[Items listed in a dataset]
□ □ □ □

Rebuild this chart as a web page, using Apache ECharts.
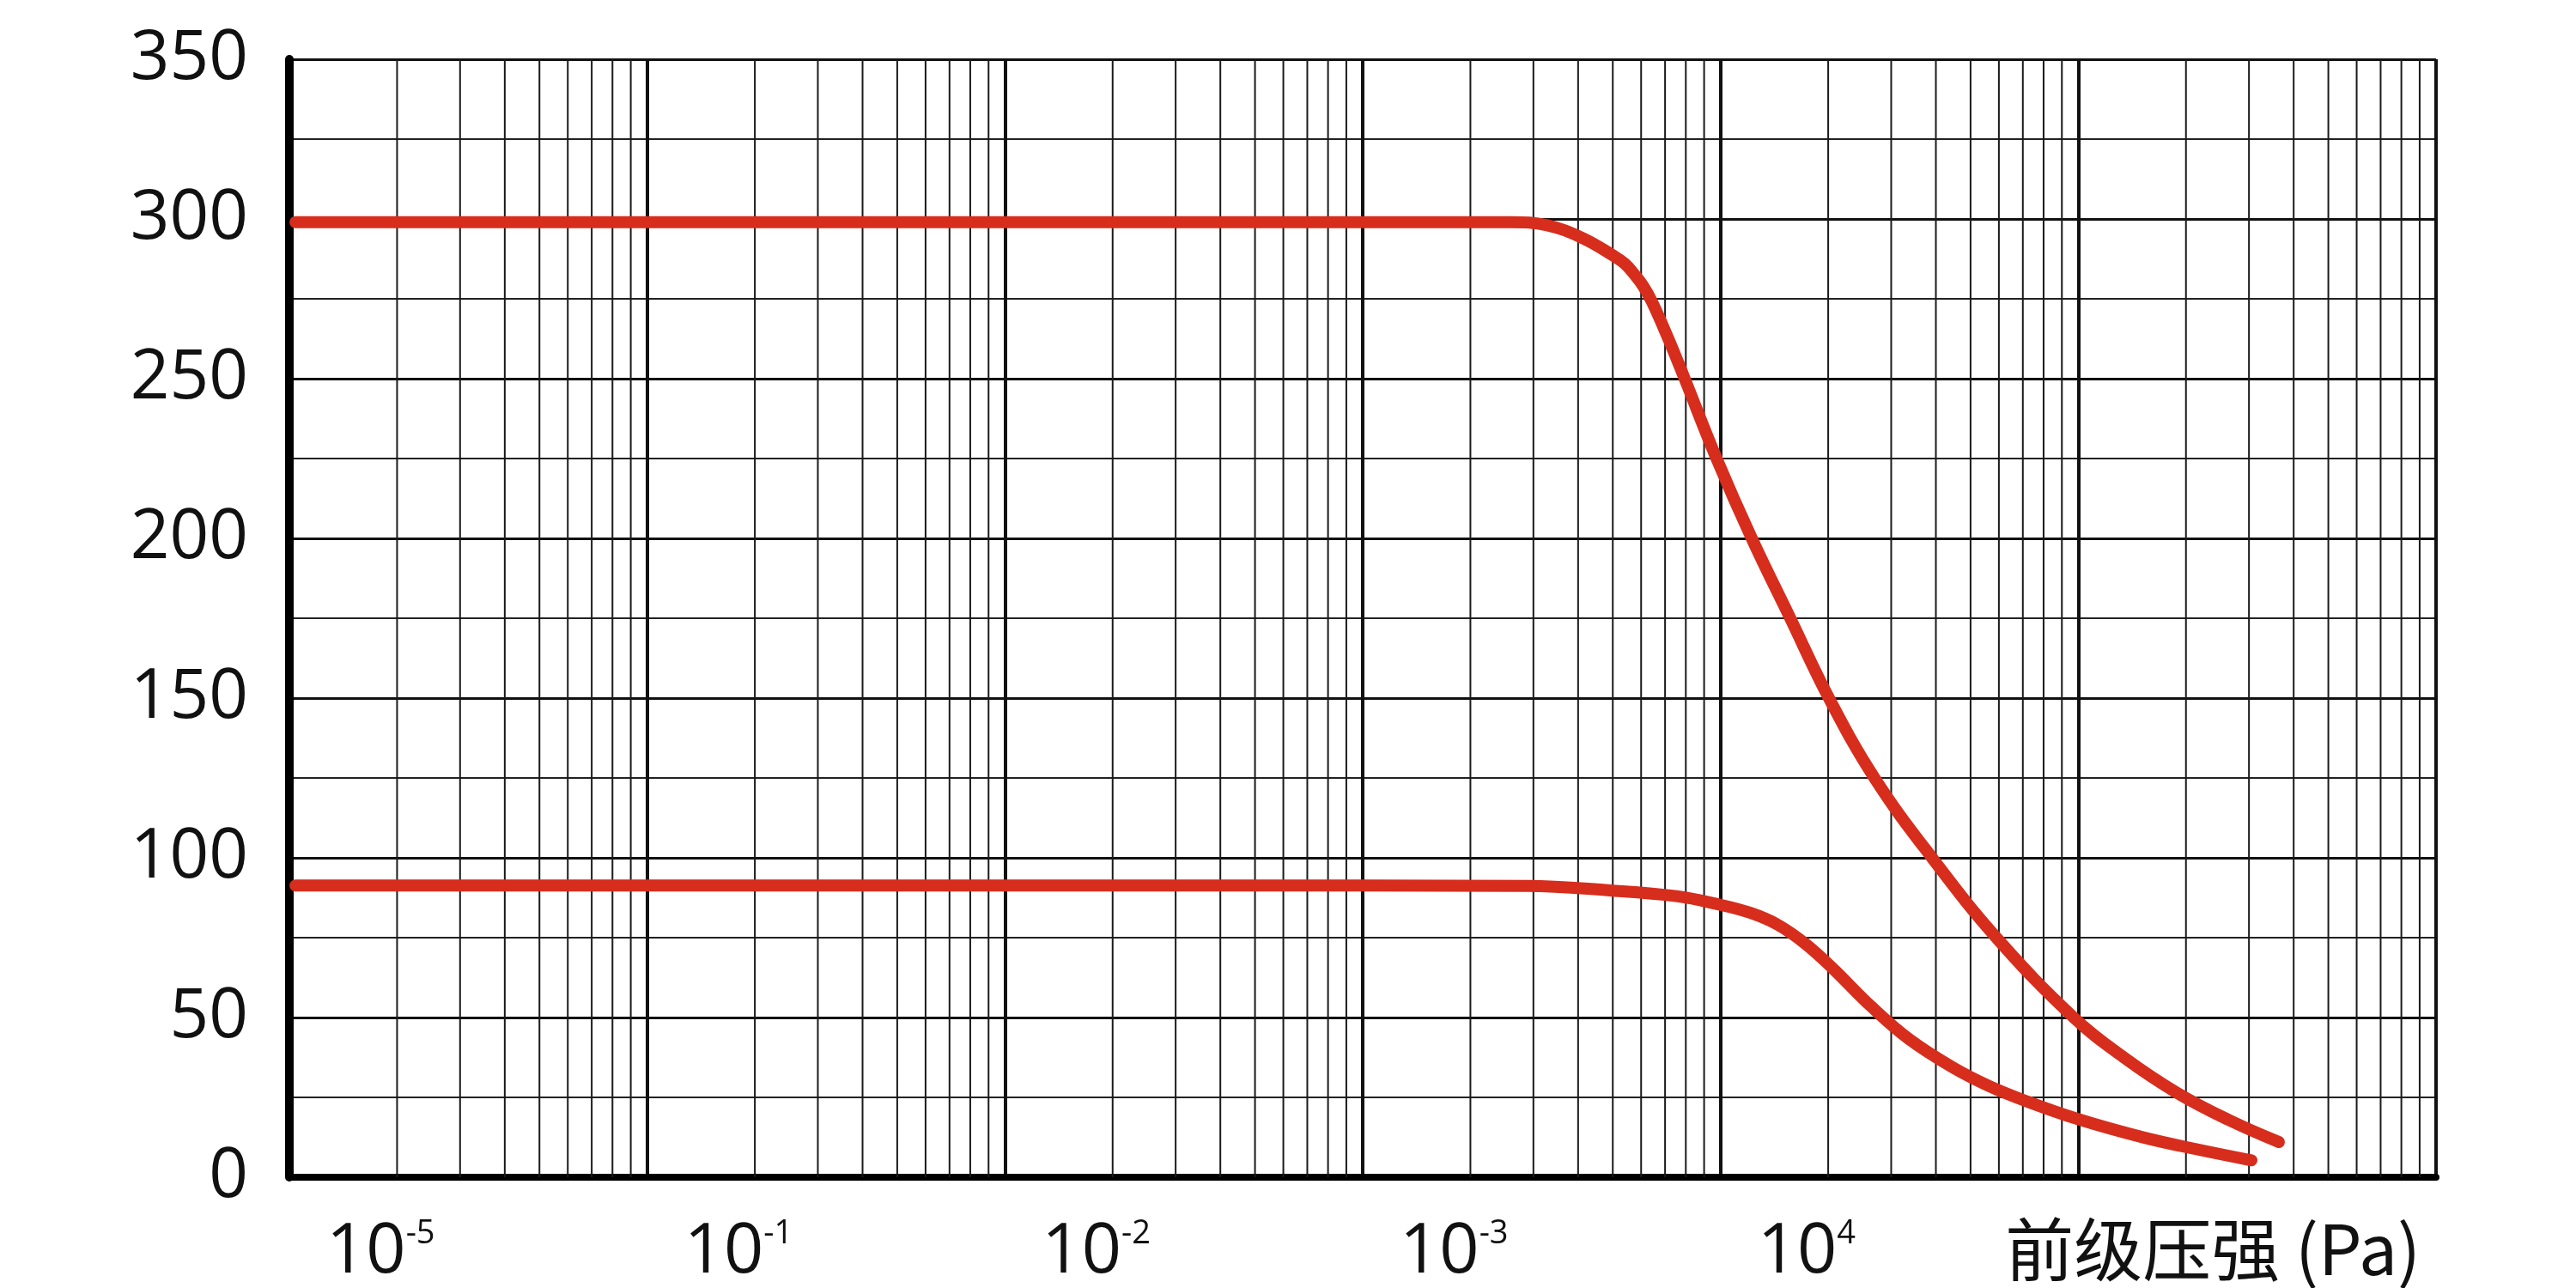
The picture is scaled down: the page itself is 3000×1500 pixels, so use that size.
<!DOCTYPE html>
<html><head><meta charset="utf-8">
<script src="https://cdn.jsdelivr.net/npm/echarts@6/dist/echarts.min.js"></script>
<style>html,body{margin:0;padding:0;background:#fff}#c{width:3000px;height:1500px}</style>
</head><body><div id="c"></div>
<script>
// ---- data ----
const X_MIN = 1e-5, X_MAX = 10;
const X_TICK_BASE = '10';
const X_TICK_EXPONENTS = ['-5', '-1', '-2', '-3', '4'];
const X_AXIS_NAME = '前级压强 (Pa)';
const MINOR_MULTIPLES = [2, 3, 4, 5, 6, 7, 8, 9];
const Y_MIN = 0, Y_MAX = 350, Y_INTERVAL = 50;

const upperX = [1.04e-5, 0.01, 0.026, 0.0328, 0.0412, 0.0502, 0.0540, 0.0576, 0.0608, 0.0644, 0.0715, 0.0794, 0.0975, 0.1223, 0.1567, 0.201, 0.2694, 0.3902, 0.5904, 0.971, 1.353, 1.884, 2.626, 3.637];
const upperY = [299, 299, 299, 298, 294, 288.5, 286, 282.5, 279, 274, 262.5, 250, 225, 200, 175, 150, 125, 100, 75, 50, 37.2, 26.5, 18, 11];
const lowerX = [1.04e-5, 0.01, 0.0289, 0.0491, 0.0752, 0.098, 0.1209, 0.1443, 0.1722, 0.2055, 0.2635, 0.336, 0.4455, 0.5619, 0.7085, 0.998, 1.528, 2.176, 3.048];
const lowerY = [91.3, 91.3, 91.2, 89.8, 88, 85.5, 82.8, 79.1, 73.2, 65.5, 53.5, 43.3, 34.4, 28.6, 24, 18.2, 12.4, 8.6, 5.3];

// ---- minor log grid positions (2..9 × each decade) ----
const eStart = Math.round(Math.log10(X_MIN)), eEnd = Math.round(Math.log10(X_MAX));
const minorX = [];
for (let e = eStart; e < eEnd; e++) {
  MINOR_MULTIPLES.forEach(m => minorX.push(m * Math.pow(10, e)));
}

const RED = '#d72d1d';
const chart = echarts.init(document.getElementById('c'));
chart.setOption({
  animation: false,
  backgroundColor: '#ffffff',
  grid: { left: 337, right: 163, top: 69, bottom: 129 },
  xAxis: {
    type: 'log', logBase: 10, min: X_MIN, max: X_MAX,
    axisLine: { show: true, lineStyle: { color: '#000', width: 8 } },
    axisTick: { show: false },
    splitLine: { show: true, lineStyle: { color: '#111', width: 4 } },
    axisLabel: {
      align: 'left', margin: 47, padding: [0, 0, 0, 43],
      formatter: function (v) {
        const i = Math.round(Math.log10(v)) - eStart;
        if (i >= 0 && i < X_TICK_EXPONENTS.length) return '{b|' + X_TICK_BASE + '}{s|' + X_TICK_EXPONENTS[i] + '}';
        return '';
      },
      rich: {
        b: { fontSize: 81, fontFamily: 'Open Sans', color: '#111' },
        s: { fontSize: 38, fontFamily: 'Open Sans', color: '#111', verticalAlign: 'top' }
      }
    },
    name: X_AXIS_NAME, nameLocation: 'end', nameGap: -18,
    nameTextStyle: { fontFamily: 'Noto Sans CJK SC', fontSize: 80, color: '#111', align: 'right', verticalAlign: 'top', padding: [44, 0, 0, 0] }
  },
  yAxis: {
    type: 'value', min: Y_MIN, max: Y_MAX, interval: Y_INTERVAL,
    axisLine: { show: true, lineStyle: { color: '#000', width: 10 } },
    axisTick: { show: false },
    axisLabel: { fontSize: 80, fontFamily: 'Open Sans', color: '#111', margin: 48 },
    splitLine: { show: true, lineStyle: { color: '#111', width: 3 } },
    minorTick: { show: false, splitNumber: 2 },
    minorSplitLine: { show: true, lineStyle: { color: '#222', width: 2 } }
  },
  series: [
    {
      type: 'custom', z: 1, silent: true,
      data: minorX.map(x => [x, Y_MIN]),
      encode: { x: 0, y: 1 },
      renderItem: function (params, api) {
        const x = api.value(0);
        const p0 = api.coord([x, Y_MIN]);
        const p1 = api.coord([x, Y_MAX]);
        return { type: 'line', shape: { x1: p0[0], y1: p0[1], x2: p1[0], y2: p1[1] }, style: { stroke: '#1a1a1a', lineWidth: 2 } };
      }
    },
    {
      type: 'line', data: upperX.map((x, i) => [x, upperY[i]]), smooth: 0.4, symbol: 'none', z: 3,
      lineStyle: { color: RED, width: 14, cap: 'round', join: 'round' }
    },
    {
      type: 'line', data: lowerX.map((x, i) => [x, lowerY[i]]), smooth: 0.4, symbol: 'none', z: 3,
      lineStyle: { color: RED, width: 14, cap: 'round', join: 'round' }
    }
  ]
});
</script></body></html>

□ □ □ □

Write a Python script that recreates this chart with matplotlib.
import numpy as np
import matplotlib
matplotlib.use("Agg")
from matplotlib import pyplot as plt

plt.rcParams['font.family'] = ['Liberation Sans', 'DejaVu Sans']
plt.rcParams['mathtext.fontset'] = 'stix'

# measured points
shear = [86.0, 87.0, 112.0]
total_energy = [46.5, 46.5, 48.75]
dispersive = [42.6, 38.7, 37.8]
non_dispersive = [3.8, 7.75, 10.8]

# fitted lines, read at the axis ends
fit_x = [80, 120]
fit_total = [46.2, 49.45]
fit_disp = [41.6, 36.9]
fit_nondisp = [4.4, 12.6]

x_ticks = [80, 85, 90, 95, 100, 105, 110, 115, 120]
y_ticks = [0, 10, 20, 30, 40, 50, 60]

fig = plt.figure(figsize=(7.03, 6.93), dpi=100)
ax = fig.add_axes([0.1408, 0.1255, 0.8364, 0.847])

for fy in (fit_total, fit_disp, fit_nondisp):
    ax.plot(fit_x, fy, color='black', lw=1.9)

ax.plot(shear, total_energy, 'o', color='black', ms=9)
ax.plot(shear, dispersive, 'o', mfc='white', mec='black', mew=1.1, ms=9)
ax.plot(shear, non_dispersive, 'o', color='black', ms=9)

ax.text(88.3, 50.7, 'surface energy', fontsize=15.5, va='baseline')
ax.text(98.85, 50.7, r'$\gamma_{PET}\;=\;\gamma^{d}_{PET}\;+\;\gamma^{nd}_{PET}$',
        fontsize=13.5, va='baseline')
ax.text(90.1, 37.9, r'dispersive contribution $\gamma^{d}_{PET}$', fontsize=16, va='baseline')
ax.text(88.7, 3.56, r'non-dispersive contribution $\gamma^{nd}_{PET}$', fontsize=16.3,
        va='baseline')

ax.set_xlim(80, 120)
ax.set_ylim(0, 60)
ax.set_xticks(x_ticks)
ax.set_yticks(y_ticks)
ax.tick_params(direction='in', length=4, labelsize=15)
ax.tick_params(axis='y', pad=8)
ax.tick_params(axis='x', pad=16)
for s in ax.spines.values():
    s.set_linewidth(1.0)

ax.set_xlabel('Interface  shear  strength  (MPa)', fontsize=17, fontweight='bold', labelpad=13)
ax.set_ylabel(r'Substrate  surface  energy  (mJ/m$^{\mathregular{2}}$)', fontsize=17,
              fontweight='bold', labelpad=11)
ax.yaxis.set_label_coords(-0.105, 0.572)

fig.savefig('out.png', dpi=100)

□ □ □ □

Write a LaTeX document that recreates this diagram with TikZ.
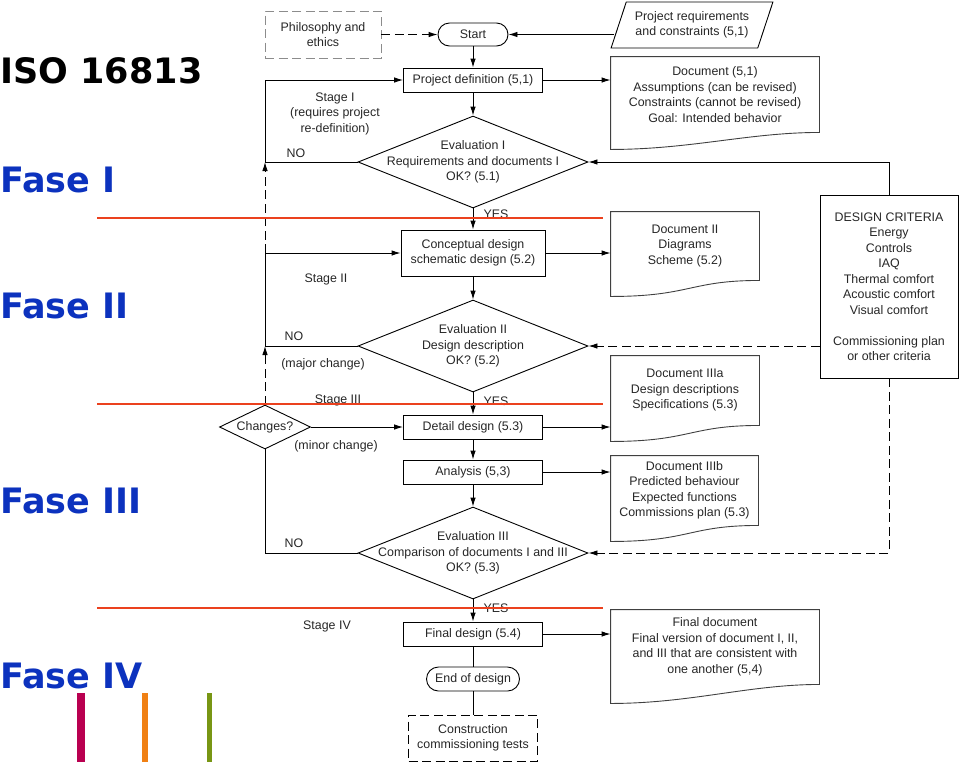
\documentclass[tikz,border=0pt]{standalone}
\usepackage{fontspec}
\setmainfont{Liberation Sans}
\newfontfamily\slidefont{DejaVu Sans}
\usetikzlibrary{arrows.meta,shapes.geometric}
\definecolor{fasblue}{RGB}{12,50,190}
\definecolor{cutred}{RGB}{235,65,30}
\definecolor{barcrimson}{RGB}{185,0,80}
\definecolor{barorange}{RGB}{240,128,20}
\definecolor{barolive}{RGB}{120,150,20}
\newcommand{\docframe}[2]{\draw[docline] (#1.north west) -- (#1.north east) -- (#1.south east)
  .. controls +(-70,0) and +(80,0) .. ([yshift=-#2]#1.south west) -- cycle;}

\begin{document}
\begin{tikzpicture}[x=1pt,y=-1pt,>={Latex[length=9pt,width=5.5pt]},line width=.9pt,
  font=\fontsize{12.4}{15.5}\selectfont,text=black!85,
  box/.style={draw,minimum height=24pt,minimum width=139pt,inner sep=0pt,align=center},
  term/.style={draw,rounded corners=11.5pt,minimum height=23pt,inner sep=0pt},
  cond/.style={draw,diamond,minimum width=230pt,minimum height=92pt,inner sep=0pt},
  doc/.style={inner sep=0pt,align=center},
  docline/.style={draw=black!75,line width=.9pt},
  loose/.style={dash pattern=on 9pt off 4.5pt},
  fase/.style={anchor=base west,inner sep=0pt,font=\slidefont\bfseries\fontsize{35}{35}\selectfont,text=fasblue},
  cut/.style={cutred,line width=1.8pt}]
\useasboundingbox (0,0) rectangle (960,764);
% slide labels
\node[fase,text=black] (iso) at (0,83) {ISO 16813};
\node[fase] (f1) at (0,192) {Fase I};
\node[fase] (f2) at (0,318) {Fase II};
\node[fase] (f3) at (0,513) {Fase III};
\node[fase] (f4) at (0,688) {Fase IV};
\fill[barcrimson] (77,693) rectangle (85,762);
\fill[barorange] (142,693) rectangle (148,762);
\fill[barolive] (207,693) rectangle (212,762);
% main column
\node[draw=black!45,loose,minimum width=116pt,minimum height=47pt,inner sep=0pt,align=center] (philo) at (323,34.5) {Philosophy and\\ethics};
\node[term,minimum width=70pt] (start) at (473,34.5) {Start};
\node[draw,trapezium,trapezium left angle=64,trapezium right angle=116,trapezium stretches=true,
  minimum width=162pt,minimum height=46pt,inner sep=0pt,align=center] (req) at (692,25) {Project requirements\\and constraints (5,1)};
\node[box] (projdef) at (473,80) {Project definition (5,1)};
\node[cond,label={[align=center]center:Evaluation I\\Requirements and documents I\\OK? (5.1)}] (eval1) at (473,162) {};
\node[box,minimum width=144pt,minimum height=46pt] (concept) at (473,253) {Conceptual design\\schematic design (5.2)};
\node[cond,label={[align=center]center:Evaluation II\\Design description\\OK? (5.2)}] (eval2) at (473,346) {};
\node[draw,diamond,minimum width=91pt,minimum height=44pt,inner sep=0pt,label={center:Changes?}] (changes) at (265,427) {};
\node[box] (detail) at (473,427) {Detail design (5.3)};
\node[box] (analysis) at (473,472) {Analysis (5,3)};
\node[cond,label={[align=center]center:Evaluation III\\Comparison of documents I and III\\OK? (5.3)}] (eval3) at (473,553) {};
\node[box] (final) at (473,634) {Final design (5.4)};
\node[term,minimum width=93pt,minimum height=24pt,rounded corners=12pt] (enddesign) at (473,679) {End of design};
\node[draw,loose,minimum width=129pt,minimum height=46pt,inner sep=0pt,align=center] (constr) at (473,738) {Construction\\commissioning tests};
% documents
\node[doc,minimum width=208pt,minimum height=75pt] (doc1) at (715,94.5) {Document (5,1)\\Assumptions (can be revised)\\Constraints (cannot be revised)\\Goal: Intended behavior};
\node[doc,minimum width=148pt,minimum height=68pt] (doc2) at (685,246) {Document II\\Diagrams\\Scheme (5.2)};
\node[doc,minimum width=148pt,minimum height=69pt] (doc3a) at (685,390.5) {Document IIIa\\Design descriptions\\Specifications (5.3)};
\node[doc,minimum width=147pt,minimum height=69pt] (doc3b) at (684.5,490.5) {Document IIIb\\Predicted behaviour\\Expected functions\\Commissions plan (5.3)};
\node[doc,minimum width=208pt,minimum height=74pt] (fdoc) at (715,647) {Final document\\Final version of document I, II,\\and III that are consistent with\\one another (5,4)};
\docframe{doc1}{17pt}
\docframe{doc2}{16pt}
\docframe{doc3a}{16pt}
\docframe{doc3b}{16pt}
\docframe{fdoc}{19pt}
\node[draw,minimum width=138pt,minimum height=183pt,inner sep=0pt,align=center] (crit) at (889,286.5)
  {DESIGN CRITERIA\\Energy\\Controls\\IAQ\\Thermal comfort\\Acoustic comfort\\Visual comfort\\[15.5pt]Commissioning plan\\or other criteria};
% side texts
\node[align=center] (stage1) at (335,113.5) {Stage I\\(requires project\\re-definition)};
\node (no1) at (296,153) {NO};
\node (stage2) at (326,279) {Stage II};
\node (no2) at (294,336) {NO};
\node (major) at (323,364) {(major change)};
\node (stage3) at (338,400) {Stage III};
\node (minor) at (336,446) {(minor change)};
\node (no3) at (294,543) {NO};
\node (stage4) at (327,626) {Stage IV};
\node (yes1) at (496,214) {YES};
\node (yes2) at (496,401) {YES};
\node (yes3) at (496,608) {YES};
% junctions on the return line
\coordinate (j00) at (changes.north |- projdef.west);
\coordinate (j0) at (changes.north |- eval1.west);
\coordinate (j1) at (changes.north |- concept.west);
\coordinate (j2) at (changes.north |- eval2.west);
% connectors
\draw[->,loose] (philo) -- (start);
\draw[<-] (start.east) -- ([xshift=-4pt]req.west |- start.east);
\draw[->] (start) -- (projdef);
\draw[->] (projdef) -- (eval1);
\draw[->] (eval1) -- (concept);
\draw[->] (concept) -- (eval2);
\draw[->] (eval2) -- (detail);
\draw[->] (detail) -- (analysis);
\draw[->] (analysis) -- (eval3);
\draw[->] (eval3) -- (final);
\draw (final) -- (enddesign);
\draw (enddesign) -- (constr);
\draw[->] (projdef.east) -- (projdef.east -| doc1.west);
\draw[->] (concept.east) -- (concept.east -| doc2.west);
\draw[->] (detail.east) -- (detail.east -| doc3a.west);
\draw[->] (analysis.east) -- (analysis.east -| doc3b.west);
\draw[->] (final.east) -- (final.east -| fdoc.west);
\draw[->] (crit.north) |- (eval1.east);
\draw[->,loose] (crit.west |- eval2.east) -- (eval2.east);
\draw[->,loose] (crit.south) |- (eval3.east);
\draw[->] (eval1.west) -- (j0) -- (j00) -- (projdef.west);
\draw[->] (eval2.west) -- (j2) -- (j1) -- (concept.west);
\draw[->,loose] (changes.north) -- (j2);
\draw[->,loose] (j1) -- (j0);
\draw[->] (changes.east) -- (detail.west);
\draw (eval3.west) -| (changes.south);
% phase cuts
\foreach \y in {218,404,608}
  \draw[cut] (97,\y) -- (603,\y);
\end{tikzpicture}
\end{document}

□ □ □ □

▶ **WRITTEN INSTRUCTION**
Find and count the lines of the data that include the string "with", and report that figure by itself.

▶ **FULL OUTPUT**
3